→ **What you should do**
Starting at the line that contains "What TikZ code", copy every line down to the line that contains "sep=0pt, anchor=base west]", inclusive, exactly as it stands. Omit all other lines.

→ **Figure scripts**
* begin *
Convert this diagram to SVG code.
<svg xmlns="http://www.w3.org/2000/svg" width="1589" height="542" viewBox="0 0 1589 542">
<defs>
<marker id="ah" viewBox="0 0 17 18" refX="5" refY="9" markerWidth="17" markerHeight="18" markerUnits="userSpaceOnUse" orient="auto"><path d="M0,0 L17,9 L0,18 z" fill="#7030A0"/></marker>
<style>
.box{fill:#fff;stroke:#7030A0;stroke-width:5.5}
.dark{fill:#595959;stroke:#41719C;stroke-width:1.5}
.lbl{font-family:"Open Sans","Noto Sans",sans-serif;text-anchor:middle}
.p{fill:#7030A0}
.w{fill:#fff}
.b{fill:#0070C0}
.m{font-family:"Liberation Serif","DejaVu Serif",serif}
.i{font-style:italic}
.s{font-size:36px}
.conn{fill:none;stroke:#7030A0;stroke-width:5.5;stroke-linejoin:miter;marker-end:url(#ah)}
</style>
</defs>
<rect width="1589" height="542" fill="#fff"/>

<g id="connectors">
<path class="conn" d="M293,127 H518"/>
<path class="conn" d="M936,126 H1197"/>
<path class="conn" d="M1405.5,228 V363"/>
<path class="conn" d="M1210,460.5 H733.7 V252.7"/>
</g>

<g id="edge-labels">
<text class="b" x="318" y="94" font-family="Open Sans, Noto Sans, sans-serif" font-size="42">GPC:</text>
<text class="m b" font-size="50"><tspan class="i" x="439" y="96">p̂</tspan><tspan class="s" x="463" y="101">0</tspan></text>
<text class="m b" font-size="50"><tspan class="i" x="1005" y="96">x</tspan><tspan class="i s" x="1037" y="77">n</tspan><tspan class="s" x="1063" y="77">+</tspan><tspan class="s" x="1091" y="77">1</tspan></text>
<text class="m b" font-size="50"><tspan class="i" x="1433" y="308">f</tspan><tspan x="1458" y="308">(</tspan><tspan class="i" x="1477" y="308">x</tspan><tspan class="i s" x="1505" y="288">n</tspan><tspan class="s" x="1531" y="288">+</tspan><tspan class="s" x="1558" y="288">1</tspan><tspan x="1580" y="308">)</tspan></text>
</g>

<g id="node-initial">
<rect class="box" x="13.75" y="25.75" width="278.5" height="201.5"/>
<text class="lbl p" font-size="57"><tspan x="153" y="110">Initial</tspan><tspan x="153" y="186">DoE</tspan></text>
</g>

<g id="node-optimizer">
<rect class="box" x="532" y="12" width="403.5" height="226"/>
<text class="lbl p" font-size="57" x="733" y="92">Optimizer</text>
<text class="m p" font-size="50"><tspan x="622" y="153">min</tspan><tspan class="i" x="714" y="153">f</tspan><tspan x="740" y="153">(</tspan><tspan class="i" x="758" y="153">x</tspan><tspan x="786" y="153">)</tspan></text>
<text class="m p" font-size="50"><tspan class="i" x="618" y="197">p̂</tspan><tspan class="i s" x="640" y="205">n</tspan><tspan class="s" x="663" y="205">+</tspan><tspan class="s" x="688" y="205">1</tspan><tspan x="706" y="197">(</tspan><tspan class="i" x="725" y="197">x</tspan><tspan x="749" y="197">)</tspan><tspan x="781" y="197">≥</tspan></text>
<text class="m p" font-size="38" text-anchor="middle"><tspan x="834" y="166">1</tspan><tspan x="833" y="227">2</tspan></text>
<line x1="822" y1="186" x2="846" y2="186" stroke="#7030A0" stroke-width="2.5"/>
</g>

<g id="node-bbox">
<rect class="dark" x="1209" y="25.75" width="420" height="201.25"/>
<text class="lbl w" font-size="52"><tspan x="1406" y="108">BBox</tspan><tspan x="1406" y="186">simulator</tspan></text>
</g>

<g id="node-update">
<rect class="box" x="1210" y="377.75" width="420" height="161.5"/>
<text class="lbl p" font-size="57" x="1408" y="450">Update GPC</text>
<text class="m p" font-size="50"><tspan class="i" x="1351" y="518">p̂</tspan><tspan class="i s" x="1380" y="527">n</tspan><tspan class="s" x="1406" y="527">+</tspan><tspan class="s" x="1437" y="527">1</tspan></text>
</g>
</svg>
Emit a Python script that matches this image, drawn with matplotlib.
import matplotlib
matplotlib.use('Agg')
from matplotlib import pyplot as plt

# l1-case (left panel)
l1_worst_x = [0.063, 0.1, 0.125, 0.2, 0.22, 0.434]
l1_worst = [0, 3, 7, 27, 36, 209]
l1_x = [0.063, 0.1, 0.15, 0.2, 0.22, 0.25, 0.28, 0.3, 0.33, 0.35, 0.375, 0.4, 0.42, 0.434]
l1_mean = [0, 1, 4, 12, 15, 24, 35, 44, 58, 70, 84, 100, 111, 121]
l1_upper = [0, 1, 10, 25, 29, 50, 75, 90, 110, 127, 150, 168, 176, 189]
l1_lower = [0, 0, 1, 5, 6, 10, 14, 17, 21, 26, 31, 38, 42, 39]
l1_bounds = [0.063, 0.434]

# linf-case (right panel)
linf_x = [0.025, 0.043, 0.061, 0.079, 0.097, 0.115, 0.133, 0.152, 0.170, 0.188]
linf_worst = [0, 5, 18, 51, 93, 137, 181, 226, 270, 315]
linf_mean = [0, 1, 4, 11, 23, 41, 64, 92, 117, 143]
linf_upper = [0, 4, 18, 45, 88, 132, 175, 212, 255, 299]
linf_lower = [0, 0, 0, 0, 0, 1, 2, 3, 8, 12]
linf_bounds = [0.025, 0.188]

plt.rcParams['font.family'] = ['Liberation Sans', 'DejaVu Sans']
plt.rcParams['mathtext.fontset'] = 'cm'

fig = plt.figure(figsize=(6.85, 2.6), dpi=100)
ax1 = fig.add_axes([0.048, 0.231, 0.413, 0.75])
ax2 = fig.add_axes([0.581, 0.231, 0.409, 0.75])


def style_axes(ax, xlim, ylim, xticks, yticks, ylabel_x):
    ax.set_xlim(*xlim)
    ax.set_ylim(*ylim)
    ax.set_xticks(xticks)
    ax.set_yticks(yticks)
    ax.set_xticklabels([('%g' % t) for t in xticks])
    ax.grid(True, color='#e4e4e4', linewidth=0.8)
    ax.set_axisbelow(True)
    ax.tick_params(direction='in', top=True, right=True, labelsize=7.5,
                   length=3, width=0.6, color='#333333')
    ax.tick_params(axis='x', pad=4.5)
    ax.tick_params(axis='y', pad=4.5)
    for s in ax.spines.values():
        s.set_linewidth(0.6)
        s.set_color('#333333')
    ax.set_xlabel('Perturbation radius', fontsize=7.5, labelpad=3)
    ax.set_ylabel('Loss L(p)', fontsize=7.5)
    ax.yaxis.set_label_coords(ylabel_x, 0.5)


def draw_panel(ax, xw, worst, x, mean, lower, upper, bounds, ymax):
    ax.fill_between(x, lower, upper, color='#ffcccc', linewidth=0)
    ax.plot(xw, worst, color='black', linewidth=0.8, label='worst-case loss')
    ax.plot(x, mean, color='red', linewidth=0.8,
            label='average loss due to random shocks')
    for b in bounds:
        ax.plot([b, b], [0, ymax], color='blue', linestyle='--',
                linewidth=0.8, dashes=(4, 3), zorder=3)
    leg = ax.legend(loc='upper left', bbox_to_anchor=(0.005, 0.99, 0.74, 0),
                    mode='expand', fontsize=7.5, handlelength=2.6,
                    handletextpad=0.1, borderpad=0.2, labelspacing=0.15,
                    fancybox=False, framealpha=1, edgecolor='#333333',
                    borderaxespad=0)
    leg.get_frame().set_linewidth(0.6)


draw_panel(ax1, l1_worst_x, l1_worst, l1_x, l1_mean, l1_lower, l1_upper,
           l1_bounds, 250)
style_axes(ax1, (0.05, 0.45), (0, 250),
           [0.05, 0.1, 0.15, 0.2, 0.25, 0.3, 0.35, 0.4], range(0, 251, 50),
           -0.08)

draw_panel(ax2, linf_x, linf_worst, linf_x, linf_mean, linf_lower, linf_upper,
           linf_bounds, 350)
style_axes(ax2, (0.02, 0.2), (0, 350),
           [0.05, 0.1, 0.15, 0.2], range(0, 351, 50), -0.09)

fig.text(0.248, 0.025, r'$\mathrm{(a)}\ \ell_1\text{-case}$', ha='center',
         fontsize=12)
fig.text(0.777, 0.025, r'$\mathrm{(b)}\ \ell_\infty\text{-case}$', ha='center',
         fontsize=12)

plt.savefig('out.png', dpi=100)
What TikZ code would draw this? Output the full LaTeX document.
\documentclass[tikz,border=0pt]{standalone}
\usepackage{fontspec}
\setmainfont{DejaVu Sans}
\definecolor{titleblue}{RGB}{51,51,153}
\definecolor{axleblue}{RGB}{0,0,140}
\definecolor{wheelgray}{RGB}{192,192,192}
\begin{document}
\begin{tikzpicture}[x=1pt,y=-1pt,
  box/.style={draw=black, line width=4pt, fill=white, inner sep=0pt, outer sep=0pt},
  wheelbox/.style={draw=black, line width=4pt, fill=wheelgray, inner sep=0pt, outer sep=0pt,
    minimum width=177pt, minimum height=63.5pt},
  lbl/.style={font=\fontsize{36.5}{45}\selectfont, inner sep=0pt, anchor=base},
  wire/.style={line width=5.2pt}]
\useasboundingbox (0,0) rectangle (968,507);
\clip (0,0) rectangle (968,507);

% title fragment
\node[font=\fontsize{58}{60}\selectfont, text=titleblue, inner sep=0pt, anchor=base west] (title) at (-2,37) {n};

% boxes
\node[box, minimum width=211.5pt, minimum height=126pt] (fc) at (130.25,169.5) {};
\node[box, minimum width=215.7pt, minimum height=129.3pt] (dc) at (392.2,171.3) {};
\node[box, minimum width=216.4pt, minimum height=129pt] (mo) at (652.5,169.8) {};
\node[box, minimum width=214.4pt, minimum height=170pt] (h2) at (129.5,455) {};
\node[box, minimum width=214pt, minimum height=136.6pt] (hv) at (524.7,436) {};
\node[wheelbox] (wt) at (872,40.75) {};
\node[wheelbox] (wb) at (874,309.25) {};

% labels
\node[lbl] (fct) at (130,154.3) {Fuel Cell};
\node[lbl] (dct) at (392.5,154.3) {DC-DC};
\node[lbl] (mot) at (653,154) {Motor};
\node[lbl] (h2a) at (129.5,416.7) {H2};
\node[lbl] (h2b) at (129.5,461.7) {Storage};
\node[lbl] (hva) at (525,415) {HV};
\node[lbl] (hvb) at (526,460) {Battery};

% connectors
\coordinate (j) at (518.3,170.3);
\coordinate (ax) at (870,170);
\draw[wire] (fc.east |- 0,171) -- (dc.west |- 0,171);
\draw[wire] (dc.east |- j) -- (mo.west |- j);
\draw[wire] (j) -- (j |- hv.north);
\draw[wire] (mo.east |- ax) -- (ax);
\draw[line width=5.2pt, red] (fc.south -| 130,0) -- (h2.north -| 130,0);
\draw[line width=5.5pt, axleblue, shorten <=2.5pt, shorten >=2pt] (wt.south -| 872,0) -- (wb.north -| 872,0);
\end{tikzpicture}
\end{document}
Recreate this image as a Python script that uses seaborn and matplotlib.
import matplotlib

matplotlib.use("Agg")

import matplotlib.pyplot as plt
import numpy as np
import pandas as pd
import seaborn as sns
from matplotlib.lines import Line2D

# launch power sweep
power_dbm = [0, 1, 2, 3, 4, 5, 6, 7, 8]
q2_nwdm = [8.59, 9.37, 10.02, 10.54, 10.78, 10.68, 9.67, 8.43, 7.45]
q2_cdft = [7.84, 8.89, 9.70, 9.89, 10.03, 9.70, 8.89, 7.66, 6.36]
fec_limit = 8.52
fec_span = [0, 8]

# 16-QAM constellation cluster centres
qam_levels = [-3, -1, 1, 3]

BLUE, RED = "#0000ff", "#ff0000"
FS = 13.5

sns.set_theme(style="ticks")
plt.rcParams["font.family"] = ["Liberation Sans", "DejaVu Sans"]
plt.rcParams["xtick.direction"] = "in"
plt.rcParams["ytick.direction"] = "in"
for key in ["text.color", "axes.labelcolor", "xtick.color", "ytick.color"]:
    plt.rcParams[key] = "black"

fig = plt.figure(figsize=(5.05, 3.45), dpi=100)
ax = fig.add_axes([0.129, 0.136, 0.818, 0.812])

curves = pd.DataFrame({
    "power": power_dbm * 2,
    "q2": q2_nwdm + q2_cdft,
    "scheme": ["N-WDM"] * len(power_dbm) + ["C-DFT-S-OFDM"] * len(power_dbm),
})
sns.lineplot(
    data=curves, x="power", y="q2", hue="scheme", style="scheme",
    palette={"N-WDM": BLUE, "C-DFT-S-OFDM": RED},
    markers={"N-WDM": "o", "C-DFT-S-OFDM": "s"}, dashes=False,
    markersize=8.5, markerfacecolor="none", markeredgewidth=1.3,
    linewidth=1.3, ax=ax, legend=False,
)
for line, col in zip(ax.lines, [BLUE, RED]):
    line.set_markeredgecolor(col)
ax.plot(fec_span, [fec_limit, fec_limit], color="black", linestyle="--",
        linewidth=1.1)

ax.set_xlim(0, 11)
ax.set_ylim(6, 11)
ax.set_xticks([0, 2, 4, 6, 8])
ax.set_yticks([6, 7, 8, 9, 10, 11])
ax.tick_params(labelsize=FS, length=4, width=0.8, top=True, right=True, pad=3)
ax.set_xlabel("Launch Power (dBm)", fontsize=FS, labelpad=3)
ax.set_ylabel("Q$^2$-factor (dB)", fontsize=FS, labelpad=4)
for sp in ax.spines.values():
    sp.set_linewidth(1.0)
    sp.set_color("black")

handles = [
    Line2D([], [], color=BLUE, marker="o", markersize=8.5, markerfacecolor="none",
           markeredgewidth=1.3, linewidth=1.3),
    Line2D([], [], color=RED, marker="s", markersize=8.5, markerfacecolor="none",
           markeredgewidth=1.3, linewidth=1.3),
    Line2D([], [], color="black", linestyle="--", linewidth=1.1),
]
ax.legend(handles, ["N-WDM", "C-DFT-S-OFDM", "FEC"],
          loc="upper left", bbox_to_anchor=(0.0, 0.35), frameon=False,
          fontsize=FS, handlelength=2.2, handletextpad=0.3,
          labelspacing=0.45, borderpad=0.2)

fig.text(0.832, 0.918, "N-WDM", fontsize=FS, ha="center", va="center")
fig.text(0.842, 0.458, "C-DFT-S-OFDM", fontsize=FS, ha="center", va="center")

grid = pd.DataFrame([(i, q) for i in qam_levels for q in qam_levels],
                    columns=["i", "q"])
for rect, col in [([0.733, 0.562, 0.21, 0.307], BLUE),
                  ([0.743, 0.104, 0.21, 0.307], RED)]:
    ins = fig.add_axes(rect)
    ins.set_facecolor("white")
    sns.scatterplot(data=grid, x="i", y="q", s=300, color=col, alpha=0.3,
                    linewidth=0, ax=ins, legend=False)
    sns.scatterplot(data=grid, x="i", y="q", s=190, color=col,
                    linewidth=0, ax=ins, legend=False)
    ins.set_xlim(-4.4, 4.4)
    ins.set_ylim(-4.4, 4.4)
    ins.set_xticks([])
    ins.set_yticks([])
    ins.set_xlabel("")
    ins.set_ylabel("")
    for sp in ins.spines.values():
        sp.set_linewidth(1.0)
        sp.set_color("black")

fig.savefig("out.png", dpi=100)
* end *
→ **Output of the task**
What TikZ code would draw this? Output the full LaTeX document.
\documentclass[tikz,border=0pt]{standalone}
\usepackage{fontspec}
\setmainfont{DejaVu Sans}
\definecolor{titleblue}{RGB}{51,51,153}
\definecolor{axleblue}{RGB}{0,0,140}
\definecolor{wheelgray}{RGB}{192,192,192}
\begin{document}
\begin{tikzpicture}[x=1pt,y=-1pt,
  box/.style={draw=black, line width=4pt, fill=white, inner sep=0pt, outer sep=0pt},
  wheelbox/.style={draw=black, line width=4pt, fill=wheelgray, inner sep=0pt, outer sep=0pt,
    minimum width=177pt, minimum height=63.5pt},
  lbl/.style={font=\fontsize{36.5}{45}\selectfont, inner sep=0pt, anchor=base},
  wire/.style={line width=5.2pt}]
\useasboundingbox (0,0) rectangle (968,507);
\clip (0,0) rectangle (968,507);

% title fragment
\node[font=\fontsize{58}{60}\selectfont, text=titleblue, inner sep=0pt, anchor=base west] (title) at (-2,37) {n};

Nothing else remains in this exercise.